Data lines start

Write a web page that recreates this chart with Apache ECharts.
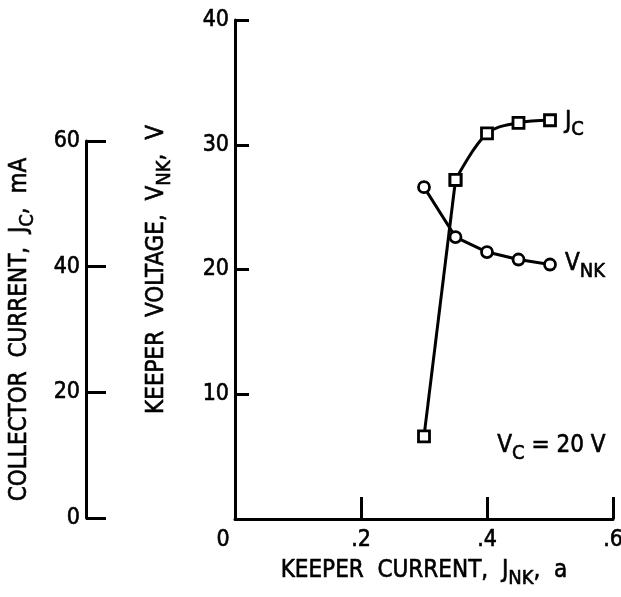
<!DOCTYPE html>
<html>
<head>
<meta charset="utf-8">
<script src="https://cdn.jsdelivr.net/npm/echarts@6/dist/echarts.min.js"></script>
<style>
  html, body { margin: 0; padding: 0; background: #fff; }
  #chart { width: 621px; height: 597px; }
</style>
</head>
<body>
<div id="chart"></div>
<script>
// Keeper current (a) at each measured operating point
const keeperCurrent = [0.30, 0.35, 0.40, 0.45, 0.50];
// Keeper voltage V_NK (V)
const keeperVoltage = [26.6, 22.6, 21.4, 20.8, 20.4];
// Collector current J_C (mA)
const collectorCurrent = [13.0, 53.8, 61.2, 62.9, 63.3];

// Tick values and their printed labels
const currentTicks = [0, 0.2, 0.4, 0.6];
const currentTickLabels = ['0', '.2', '.4', '.6'];
const voltageTicks = [10, 20, 30, 40];
const collectorTicks = [0, 20, 40, 60];

const FONT = '"DejaVu Sans Condensed", "DejaVu Sans", sans-serif';
const BLACK = '#000';
// a thin outline gives the axis lettering a slightly heavier stroke
const INK = { textBorderColor: BLACK, textBorderWidth: 0.6 };

// rich-text styles: main text and a lowered subscript
function richStyles(size, subSize, drop, extra) {
  const add = extra || {};
  return {
    m: Object.assign({ fontFamily: FONT, fontSize: size, color: BLACK, lineHeight: size + 2, verticalAlign: 'top' }, add),
    s: Object.assign({ fontFamily: FONT, fontSize: subSize, color: BLACK, lineHeight: subSize + 1, verticalAlign: 'top', padding: [drop, 0, 0, 0] }, add)
  };
}

const vnkPairs = keeperCurrent.map((x, i) => [x, keeperVoltage[i]]);
const jcPairs = keeperCurrent.map((x, i) => [x, collectorCurrent[i]]);
// J_C is a straight rise to the second point, then a smooth knee
const jcRise = jcPairs.slice(0, 2);
const jcKnee = jcPairs.slice(1);

const axisLineStyle = { color: BLACK, width: 3 };
const tickFont = Object.assign({ fontFamily: FONT, fontSize: 23, color: BLACK }, INK);

const chart = echarts.init(document.getElementById('chart'), null, { renderer: 'canvas' });

const markerStyle = { color: '#fff', borderColor: BLACK, borderWidth: 2.8 };
const curveStyle = { color: BLACK, width: 3 };

chart.setOption({
  backgroundColor: '#fff',
  animation: false,
  grid: [
    { left: 235, right: 8, top: 20, bottom: 78, outerBoundsMode: 'none', containLabel: false },
    { left: 235, right: 8, top: 141, bottom: 79, outerBoundsMode: 'none', containLabel: false }
  ],
  xAxis: [
    {
      type: 'value', gridIndex: 0, min: 0, max: 0.6, interval: 0.2,
      axisLine: { show: true, onZero: false, lineStyle: axisLineStyle },
      axisTick: { show: true, inside: true, length: 22, lineStyle: axisLineStyle },
      splitLine: { show: false },
      axisLabel: {
        margin: 10,
        formatter: v => {
          const i = currentTicks.findIndex(t => Math.abs(t - v) < 1e-9);
          const txt = i >= 0 ? currentTickLabels[i] : '';
          return v === 0 ? '{z|' + txt + '}' : '{m|' + txt + '}';
        },
        rich: {
          m: Object.assign({}, tickFont),
          z: Object.assign({ padding: [0, 24, 0, 0] }, tickFont)
        }
      },
      name: '{m|KEEPER  CURRENT,  J}{s|NK}{m|,  a}',
      nameLocation: 'middle',
      nameGap: 40,
      nameTextStyle: { rich: richStyles(24, 20, 10, INK) }
    },
    {
      type: 'value', gridIndex: 1, min: 0, max: 0.6, interval: 0.2, show: false
    }
  ],
  yAxis: [
    {
      type: 'value', gridIndex: 0, min: 0, max: 40, interval: 10,
      axisLine: { show: true, onZero: false, lineStyle: axisLineStyle },
      axisTick: { show: true, inside: true, length: 14, lineStyle: axisLineStyle },
      splitLine: { show: false },
      axisLabel: Object.assign({
        margin: 6,
        formatter: v => voltageTicks.includes(v) ? String(v) : ''
      }, tickFont),
      name: '{m|KEEPER  VOLTAGE,  V}{s|NK}{m|,  V}',
      nameLocation: 'middle',
      nameRotate: 90,
      nameGap: 64,
      nameTextStyle: { rich: richStyles(24, 20, 10, INK) }
    },
    {
      type: 'value', gridIndex: 1, min: 0, max: 60, interval: 20,
      position: 'left', offset: 149,
      axisLine: { show: true, onZero: false, lineStyle: axisLineStyle },
      axisTick: { show: true, inside: true, length: 20, lineStyle: axisLineStyle },
      splitLine: { show: false },
      axisLabel: Object.assign({
        margin: 6,
        formatter: v => collectorTicks.includes(v) ? String(v) : ''
      }, tickFont),
      name: '{m|COLLECTOR  CURRENT,  J}{s|C}{m|,  mA}',
      nameLocation: 'middle',
      nameRotate: 90,
      nameGap: 52,
      nameTextStyle: { rich: richStyles(24, 20, 10, INK) }
    }
  ],
  series: [
    {
      name: 'V_NK', type: 'line', xAxisIndex: 0, yAxisIndex: 0,
      data: vnkPairs,
      symbol: 'circle', symbolSize: 11,
      itemStyle: markerStyle, lineStyle: curveStyle,
      z: 3,
      endLabel: {
        show: true, distance: 15,
        formatter: '{m|V}{s|NK}',
        rich: richStyles(24, 20, 10, INK)
      }
    },
    {
      name: 'J_C rise', type: 'line', xAxisIndex: 1, yAxisIndex: 1,
      data: jcRise, clip: false,
      symbol: 'rect', symbolSize: 11,
      itemStyle: markerStyle, lineStyle: curveStyle,
      z: 3
    },
    {
      name: 'J_C', type: 'line', xAxisIndex: 1, yAxisIndex: 1,
      data: jcKnee, clip: false, smooth: 0.35,
      symbol: 'rect', symbolSize: 11,
      itemStyle: markerStyle, lineStyle: curveStyle,
      z: 4,
      endLabel: {
        show: true, distance: 15, offset: [0, 3],
        formatter: '{m|J}{s|C}',
        rich: richStyles(24, 20, 10, INK)
      }
    }
  ],
  graphic: [
    {
      type: 'text', left: 497, top: 433,
      style: {
        text: '{m|V}{s|C}{m| = 20 V}',
        rich: richStyles(24, 20, 10, { stroke: BLACK, lineWidth: 0.6 })
      }
    }
  ]
});
</script>
</body>
</html>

Data lines end

Go through the data above and transcribe it in full, omitting any image.

#### [Task output]
Write a web page that recreates this chart with Apache ECharts.
<!DOCTYPE html>
<html>
<head>
<meta charset="utf-8">
<script src="https://cdn.jsdelivr.net/npm/echarts@6/dist/echarts.min.js"></script>
<style>
  html, body { margin: 0; padding: 0; background: #fff; }
  #chart { width: 621px; height: 597px; }
</style>
</head>
<body>
<div id="chart"></div>
<script>
// Keeper current (a) at each measured operating point
const keeperCurrent = [0.30, 0.35, 0.40, 0.45, 0.50];
// Keeper voltage V_NK (V)
const keeperVoltage = [26.6, 22.6, 21.4, 20.8, 20.4];
// Collector current J_C (mA)
const collectorCurrent = [13.0, 53.8, 61.2, 62.9, 63.3];

// Tick values and their printed labels
const currentTicks = [0, 0.2, 0.4, 0.6];
const currentTickLabels = ['0', '.2', '.4', '.6'];
const voltageTicks = [10, 20, 30, 40];
const collectorTicks = [0, 20, 40, 60];

const FONT = '"DejaVu Sans Condensed", "DejaVu Sans", sans-serif';
const BLACK = '#000';
// a thin outline gives the axis lettering a slightly heavier stroke
const INK = { textBorderColor: BLACK, textBorderWidth: 0.6 };

// rich-text styles: main text and a lowered subscript
function richStyles(size, subSize, drop, extra) {
  const add = extra || {};
  return {
    m: Object.assign({ fontFamily: FONT, fontSize: size, color: BLACK, lineHeight: size + 2, verticalAlign: 'top' }, add),
    s: Object.assign({ fontFamily: FONT, fontSize: subSize, color: BLACK, lineHeight: subSize + 1, verticalAlign: 'top', padding: [drop, 0, 0, 0] }, add)
  };
}

const vnkPairs = keeperCurrent.map((x, i) => [x, keeperVoltage[i]]);
const jcPairs = keeperCurrent.map((x, i) => [x, collectorCurrent[i]]);
// J_C is a straight rise to the second point, then a smooth knee
const jcRise = jcPairs.slice(0, 2);
const jcKnee = jcPairs.slice(1);

const axisLineStyle = { color: BLACK, width: 3 };
const tickFont = Object.assign({ fontFamily: FONT, fontSize: 23, color: BLACK }, INK);

const chart = echarts.init(document.getElementById('chart'), null, { renderer: 'canvas' });

const markerStyle = { color: '#fff', borderColor: BLACK, borderWidth: 2.8 };
const curveStyle = { color: BLACK, width: 3 };

chart.setOption({
  backgroundColor: '#fff',
  animation: false,
  grid: [
    { left: 235, right: 8, top: 20, bottom: 78, outerBoundsMode: 'none', containLabel: false },
    { left: 235, right: 8, top: 141, bottom: 79, outerBoundsMode: 'none', containLabel: false }
  ],
  xAxis: [
    {
      type: 'value', gridIndex: 0, min: 0, max: 0.6, interval: 0.2,
      axisLine: { show: true, onZero: false, lineStyle: axisLineStyle },
      axisTick: { show: true, inside: true, length: 22, lineStyle: axisLineStyle },
      splitLine: { show: false },
      axisLabel: {
        margin: 10,
        formatter: v => {
          const i = currentTicks.findIndex(t => Math.abs(t - v) < 1e-9);
          const txt = i >= 0 ? currentTickLabels[i] : '';
          return v === 0 ? '{z|' + txt + '}' : '{m|' + txt + '}';
        },
        rich: {
          m: Object.assign({}, tickFont),
          z: Object.assign({ padding: [0, 24, 0, 0] }, tickFont)
        }
      },
      name: '{m|KEEPER  CURRENT,  J}{s|NK}{m|,  a}',
      nameLocation: 'middle',
      nameGap: 40,
      nameTextStyle: { rich: richStyles(24, 20, 10, INK) }
    },
    {
      type: 'value', gridIndex: 1, min: 0, max: 0.6, interval: 0.2, show: false
    }
  ],
  yAxis: [
    {
      type: 'value', gridIndex: 0, min: 0, max: 40, interval: 10,
      axisLine: { show: true, onZero: false, lineStyle: axisLineStyle },
      axisTick: { show: true, inside: true, length: 14, lineStyle: axisLineStyle },
      splitLine: { show: false },
      axisLabel: Object.assign({
        margin: 6,
        formatter: v => voltageTicks.includes(v) ? String(v) : ''
      }, tickFont),
      name: '{m|KEEPER  VOLTAGE,  V}{s|NK}{m|,  V}',
      nameLocation: 'middle',
      nameRotate: 90,
      nameGap: 64,
      nameTextStyle: { rich: richStyles(24, 20, 10, INK) }
    },
    {
      type: 'value', gridIndex: 1, min: 0, max: 60, interval: 20,
      position: 'left', offset: 149,
      axisLine: { show: true, onZero: false, lineStyle: axisLineStyle },
      axisTick: { show: true, inside: true, length: 20, lineStyle: axisLineStyle },
      splitLine: { show: false },
      axisLabel: Object.assign({
        margin: 6,
        formatter: v => collectorTicks.includes(v) ? String(v) : ''
      }, tickFont),
      name: '{m|COLLECTOR  CURRENT,  J}{s|C}{m|,  mA}',
      nameLocation: 'middle',
      nameRotate: 90,
      nameGap: 52,
      nameTextStyle: { rich: richStyles(24, 20, 10, INK) }
    }
  ],
  series: [
    {
      name: 'V_NK', type: 'line', xAxisIndex: 0, yAxisIndex: 0,
      data: vnkPairs,
      symbol: 'circle', symbolSize: 11,
      itemStyle: markerStyle, lineStyle: curveStyle,
      z: 3,
      endLabel: {
        show: true, distance: 15,
        formatter: '{m|V}{s|NK}',
        rich: richStyles(24, 20, 10, INK)
      }
    },
    {
      name: 'J_C rise', type: 'line', xAxisIndex: 1, yAxisIndex: 1,
      data: jcRise, clip: false,
      symbol: 'rect', symbolSize: 11,
      itemStyle: markerStyle, lineStyle: curveStyle,
      z: 3
    },
    {
      name: 'J_C', type: 'line', xAxisIndex: 1, yAxisIndex: 1,
      data: jcKnee, clip: false, smooth: 0.35,
      symbol: 'rect', symbolSize: 11,
      itemStyle: markerStyle, lineStyle: curveStyle,
      z: 4,
      endLabel: {
        show: true, distance: 15, offset: [0, 3],
        formatter: '{m|J}{s|C}',
        rich: richStyles(24, 20, 10, INK)
      }
    }
  ],
  graphic: [
    {
      type: 'text', left: 497, top: 433,
      style: {
        text: '{m|V}{s|C}{m| = 20 V}',
        rich: richStyles(24, 20, 10, { stroke: BLACK, lineWidth: 0.6 })
      }
    }
  ]
});
</script>
</body>
</html>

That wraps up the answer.